Nessa volta 48, Villeneuve decidiu aumentar o ritmo e estava a ser muito mais rápido do que o piloto alemão. Na verdade, depois do segundo reabastecimento, quatro voltas antes, o jogo de pneus do Williams respondia melhor que o da Ferrari, logo, o canadiano conseguia recuperar a desvantagem que tinha sobre o alemão. E quando ambos os carros chegaram ao final de uma longa recta, a curva Dry Sac tornou-se no epicentro de toda uma época. Tudo graças a uma manobra arriscada de Jacques Villeneuve, pela direita, e a consequente reacção de Michael Schumacher!
No embate, o Ferrari acabou na gravilha e ficou por lá, enquanto que o Williams tinha danos no radiador. Apesar de permitir que Villeneuve continuasse a corrida, teria que o fazer a um ritmo mais baixo. Mas a polémica estava lançada, pois para muitos, Michael Schumacher voltava a fazer das suas! E tudo isto quando faltavam 22 voltas para o fim da corrida.
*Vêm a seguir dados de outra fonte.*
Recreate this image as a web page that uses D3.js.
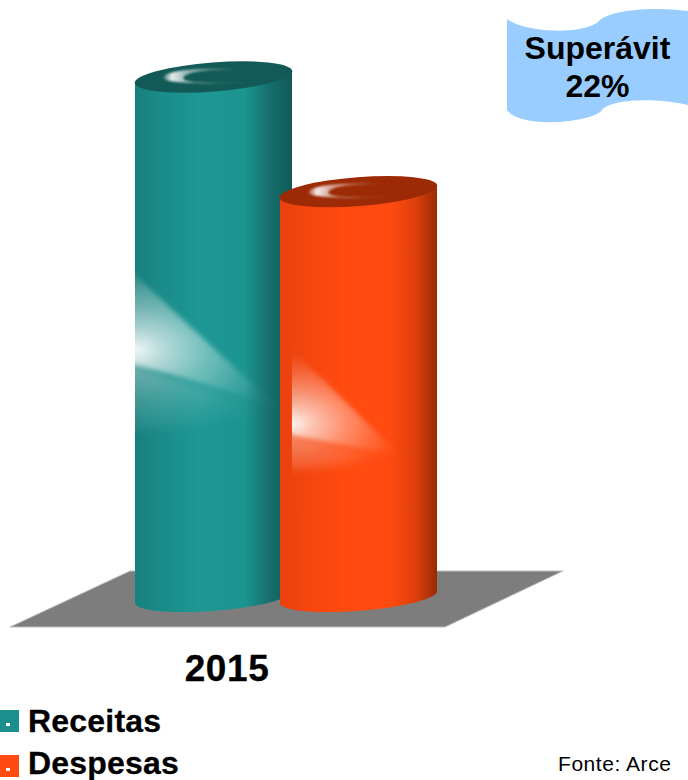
<!DOCTYPE html>
<html><head><meta charset="utf-8">
<script src="https://cdnjs.cloudflare.com/ajax/libs/d3/7.8.5/d3.min.js"></script>
<style>html,body{margin:0;padding:0;background:#fff;overflow:hidden}svg{display:block}text{font-family:"Liberation Sans",Arial,sans-serif}</style>
</head><body><svg id="c" width="688" height="780"></svg>
<script>
const categories = ["2015"];
const seriesNames = ["Receitas", "Despesas"];
const seriesValues = [100, 78];
const badgeLines = ["Superávit", "22%"];
const sourceNote = "Fonte: Arce";

const colors = [
  {side:["#17807e","#1a8c89","#1d9894","#1c9490","#166e6c","#115a57"], top:"#125a57", key:"#1a8f8c"},
  {side:["#e8410d","#f5450e","#ff4a10","#ff4a10","#e0400c","#9a2a05"], top:"#9c2b05", key:"#ff4a10"}
];
const sideStops = [0,.18,.42,.7,.86,1];

const svg = d3.select("#c");
const defs = svg.append("defs");
const W = 157, RX = 79, RY = 14, TILT = 4.36, SLOPE = Math.sin(TILT*Math.PI/180)*RX;
const x = d3.scaleLinear().domain([0,1]).range([135,280]);
const y = d3.scaleLinear().domain([0,100]).range([598,77]);

svg.append("path").attr("d","M10,627L445,627L563,571L130,571Z").attr("fill","#7d7d7d")
   .attr("stroke","#bdbdbd").attr("stroke-width",1);

function mkBlur(id,sd){
  const f = defs.append("filter").attr("id",id).attr("x","-40%").attr("y","-40%").attr("width","180%").attr("height","180%");
  f.append("feGaussianBlur").attr("stdDeviation",sd);
}
mkBlur("bl",5); mkBlur("bs",1); mkBlur("bm",2.5);

const glareX0 = [0, 0.076], glareX1 = [0.91, 0.764];
const fTop=.645, fPeak=[.476,.43], fApex=[.365,.351], fBot=[.322,.316];

seriesNames.forEach((name,i)=>{
  const L = x(i), R = L+W, cx = L+W/2, yt = y(seriesValues[i]), yb = y(0), c = colors[i], h = yb-yt;
  const yAt = f => yb - f*h;
  const lg = defs.append("linearGradient").attr("id","side"+i);
  sideStops.forEach((s,k)=>lg.append("stop").attr("offset",s).attr("stop-color",c.side[k]));
  const body = `M${L},${yt+SLOPE}L${L},${yb+SLOPE}A${RX} ${RY} ${-TILT} 0 0 ${R},${yb-SLOPE}L${R},${yt-SLOPE}Z`;
  const g = svg.append("g").attr("class","cyl").attr("data-name",name);
  g.append("path").attr("d",body).attr("fill",`url(#side${i})`);
  defs.append("clipPath").attr("id","clip"+i).append("path").attr("d",body);

  if(i===1){
    const sg = defs.append("linearGradient").attr("id","smear").attr("x1",0).attr("x2",0).attr("y1",0).attr("y2",1);
    [[0,0],[.3,.45],[.6,.85],[.8,.7],[1,0]].forEach(s=>sg.append("stop").attr("offset",s[0]).attr("stop-color","#4a6a64").attr("stop-opacity",s[1]));
    g.append("rect").attr("x",L).attr("width",W*glareX0[1]).attr("y",yAt(fTop)).attr("height",yAt(fBot)-yAt(fTop)).attr("fill","url(#smear)");
  }

  const gx0 = L+W*glareX0[i], gx1 = L+W*glareX1[i], gw = gx1-gx0;
  const cyP = yAt(fPeak[i]);
  const rg = defs.append("radialGradient").attr("id","gl"+i).attr("gradientUnits","userSpaceOnUse")
     .attr("cx",gx0).attr("cy",cyP).attr("r",gw)
     .attr("gradientTransform",`translate(${gx0} ${cyP}) scale(1 .62) translate(${-gx0} ${-cyP})`);
  [[0,.95],[.2,.68],[.5,.38],[.8,.15],[1,0.03]].forEach(s=>rg.append("stop").attr("offset",s[0]).attr("stop-color","#fff").attr("stop-opacity",s[1]));
  defs.append("clipPath").attr("id","gc"+i).append("rect").attr("x",gx0).attr("y",yt).attr("width",gw+10).attr("height",h);
  const G = g.append("g").attr("clip-path",`url(#gc${i})`);
  const Ga = G.append("g").attr("clip-path",`url(#clip${i})`);
  Ga.append("path").attr("filter","url(#bl)").attr("fill",`url(#gl${i})`).attr("opacity",.55)
    .attr("d",`M${gx0-14},${yAt(fPeak[i]-.02)}L${gx1},${yAt(fApex[i])}Q${gx0+gw*.45},${yAt(fBot[i])} ${gx0-14},${yAt(fBot[i])}Z`);
  Ga.append("path").attr("filter","url(#bm)").attr("fill",`url(#gl${i})`)
    .attr("d",`M${gx0-14},${yAt(fTop)}L${gx1},${yAt(fApex[i])}Q${gx0+gw*.25},${yAt(fPeak[i]-.04)} ${gx0-14},${yAt(fPeak[i]-.025)}Z`);

  const ty = yt;
  g.append("ellipse").attr("cx",cx).attr("cy",ty).attr("rx",RX).attr("ry",RY+.5)
    .attr("transform",`rotate(${-TILT} ${cx} ${ty})`).attr("fill",c.top);
  const cg = defs.append("linearGradient").attr("id","cr"+i);
  [[0,.2],[.1,.9],[.25,.6],[.6,.35],[1,0]].forEach(s=>cg.append("stop").attr("offset",s[0]).attr("stop-color","#fff").attr("stop-opacity",s[1]));
  g.append("path").attr("fill",`url(#cr${i})`).attr("filter","url(#bs)")
    .attr("d",`M${cx+30},${ty-7}C${cx-8},${ty-10} ${cx-50},${ty-7} ${cx-50},${ty+1}C${cx-50},${ty+6} ${cx-8},${ty+8} ${cx+34},${ty+5}C${cx-6},${ty+6.5} ${cx-30},${ty+6} ${cx-30},${ty+1}C${cx-30},${ty-5} ${cx-6},${ty-8.5} ${cx+30},${ty-7}Z`);
});

svg.append("text").attr("x",227).attr("y",680.5).attr("text-anchor","middle")
  .attr("font-size",37).attr("font-weight","bold").attr("letter-spacing",.6)
  .attr("stroke","#000").attr("stroke-width",.3).text(categories[0]);

const ly = d3.scalePoint().domain(seriesNames).range([732,777]);
seriesNames.forEach((name,i)=>{
  const by = ly(name);
  svg.append("rect").attr("x",0).attr("y",by-22).attr("width",19).attr("height",22).attr("fill",colors[i].key);
  svg.append("rect").attr("x",6).attr("y",by-9).attr("width",4).attr("height",3).attr("fill","#fff");
  svg.append("text").attr("x",28).attr("y",by-(i?3.5:0)).attr("font-size",32).attr("font-weight","bold")
    .attr("stroke","#000").attr("stroke-width",.3).attr("letter-spacing",.2).text(name);
});

svg.append("path").attr("fill","#99ccff")
  .attr("d","M507,19C522,31 575,36 597,23C606,10 650,6 688,11L688,105C660,98 612,98 602,110C595,122 520,130 507,110Z");
badgeLines.forEach((t,i)=>svg.append("text").attr("x",597.5).attr("y",58.5+i*38).attr("text-anchor","middle")
  .attr("font-size",32).attr("font-weight","bold").text(t));

svg.append("text").attr("x",558).attr("y",771).attr("font-size",21).attr("letter-spacing",.55).text(sourceNote);
</script></body></html>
Até ao final, Villeneuve esteve sempre na frente, mas a volta e meia do fim, foi apanhado pelos McLarens. Sabendo que não era importante ganhar, pois bastava um sexto lugar para ser campeão do mundo, deixou ultrapassar os dois McLaren, com Hakkinen na frente. E foi assim, de forma consentida, que o finlandês alcançou a sua primeira vitória, depois de sete temporadas ao mais alto nível… Depois dos McLarens, Villeneuve foi terceiro, tendo logo atrás o Benetton de Gerhard Berger (que faria ali o seu último Grande Prémio da sua carreira), o Ferrari de Eddie Irvine e o Williams de Heinz-Harald Frentzen, que ficou com a volta mais rápida.
A corrida continuou depois… nos bastidores. A 11 de Novembro, depois de ouvir as partes em conflito, a FIA decidiu excluir Michael Schumacher do seu vice-campeonato, com 78 pontos. Contudo, ele manteve as suas vitórias e os seus pódios no curriculo. Max Mosley afirmou que “Apesar da acção ter sido propositada, esta foi mais uma reacção imtempestiva do que deliberada”. As reacções em Itália e na Alemanha foram de tristeza, mas também de indignação. Um exemplo foi o jornal “La Stampa”, propriedade da familia Agnielli, dona da FIAT (e da Ferrari): “A sua imagem de campeão foi quebrada”.